[START Data lines]
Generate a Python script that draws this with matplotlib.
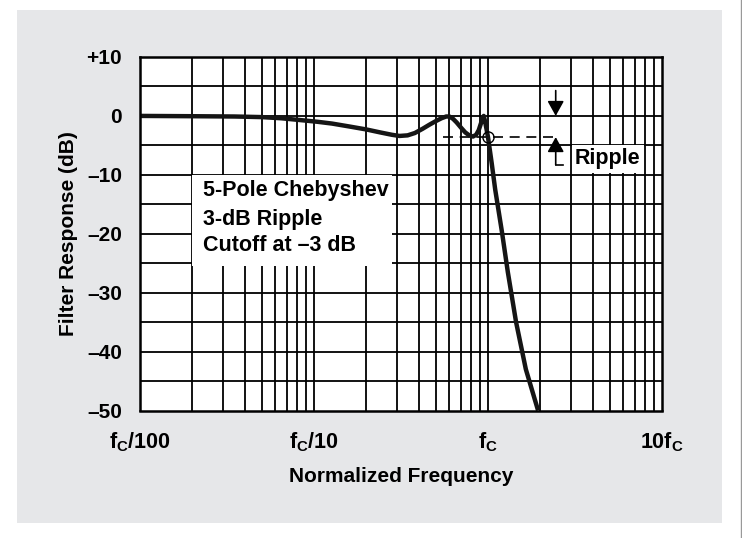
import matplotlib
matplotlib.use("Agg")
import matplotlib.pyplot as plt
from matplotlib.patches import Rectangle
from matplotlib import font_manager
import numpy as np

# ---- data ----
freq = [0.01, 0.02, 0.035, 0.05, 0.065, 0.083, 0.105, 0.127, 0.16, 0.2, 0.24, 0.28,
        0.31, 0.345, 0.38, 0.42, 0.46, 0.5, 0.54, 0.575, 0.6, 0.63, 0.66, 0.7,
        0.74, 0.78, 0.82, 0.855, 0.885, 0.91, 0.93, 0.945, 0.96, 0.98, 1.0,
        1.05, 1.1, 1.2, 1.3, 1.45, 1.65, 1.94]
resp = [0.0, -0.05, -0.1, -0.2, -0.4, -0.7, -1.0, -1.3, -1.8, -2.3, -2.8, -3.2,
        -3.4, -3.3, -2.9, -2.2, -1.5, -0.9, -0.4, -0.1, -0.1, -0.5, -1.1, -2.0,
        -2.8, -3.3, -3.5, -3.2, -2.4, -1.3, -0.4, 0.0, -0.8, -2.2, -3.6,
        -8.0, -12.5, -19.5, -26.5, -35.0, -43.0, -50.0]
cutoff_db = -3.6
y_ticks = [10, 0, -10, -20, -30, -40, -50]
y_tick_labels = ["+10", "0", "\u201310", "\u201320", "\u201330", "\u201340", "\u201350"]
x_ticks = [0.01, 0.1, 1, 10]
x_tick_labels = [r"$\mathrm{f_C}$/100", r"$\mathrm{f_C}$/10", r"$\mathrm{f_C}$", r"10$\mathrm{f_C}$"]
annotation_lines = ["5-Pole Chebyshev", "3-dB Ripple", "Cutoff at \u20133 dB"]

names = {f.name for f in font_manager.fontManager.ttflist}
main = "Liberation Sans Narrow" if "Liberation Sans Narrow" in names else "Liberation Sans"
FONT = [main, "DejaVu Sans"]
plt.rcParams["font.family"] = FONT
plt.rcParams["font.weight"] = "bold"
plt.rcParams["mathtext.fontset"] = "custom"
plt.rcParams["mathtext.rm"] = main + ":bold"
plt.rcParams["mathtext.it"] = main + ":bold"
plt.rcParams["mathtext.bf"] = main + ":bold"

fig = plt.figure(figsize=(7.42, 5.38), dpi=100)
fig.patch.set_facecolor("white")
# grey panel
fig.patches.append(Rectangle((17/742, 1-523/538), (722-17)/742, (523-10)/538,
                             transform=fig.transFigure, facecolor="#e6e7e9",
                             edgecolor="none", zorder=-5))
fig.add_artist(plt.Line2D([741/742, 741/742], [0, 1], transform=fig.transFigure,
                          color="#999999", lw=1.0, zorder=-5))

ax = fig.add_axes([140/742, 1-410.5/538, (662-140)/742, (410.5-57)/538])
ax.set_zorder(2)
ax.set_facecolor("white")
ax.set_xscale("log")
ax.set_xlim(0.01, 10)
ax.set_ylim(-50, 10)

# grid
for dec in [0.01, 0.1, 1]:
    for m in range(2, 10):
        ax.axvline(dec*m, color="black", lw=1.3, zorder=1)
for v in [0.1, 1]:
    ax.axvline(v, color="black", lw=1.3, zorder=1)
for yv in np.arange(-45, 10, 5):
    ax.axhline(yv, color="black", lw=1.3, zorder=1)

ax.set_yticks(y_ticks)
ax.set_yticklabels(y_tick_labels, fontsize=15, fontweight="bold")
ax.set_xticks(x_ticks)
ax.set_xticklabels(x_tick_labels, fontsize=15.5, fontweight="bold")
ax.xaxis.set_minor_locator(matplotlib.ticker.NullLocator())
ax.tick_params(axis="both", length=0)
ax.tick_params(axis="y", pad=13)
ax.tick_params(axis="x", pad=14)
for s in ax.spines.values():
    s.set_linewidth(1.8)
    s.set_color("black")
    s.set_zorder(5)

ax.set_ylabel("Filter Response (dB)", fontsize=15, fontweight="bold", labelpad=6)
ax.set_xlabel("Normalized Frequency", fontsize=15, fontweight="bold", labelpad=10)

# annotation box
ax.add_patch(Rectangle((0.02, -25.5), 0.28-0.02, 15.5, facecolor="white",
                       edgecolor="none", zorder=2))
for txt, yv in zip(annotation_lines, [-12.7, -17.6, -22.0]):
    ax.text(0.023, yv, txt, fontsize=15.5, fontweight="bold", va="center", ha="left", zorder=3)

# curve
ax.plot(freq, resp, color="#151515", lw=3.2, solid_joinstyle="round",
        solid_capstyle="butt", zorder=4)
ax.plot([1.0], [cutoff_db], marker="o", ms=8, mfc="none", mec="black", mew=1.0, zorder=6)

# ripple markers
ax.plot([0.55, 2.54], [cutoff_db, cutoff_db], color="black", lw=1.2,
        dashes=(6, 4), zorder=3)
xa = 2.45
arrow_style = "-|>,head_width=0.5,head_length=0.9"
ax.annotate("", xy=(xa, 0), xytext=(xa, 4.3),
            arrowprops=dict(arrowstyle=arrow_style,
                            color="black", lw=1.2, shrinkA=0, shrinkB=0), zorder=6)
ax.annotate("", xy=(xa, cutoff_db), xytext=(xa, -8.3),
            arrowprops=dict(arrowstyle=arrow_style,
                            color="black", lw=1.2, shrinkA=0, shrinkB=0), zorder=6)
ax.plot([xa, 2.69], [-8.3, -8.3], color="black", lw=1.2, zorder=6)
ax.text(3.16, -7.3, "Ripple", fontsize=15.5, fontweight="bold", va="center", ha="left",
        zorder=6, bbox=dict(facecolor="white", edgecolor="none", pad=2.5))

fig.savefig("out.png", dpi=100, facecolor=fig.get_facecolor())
[END Data lines]
* What is expected *
Search the listing for the string "matplotlib". Copy each line where it turns up.

* Output for this task *
Generate a Python script that draws this with matplotlib.
import matplotlib
matplotlib.use("Agg")
import matplotlib.pyplot as plt
from matplotlib.patches import Rectangle
from matplotlib import font_manager
ax.xaxis.set_minor_locator(matplotlib.ticker.NullLocator())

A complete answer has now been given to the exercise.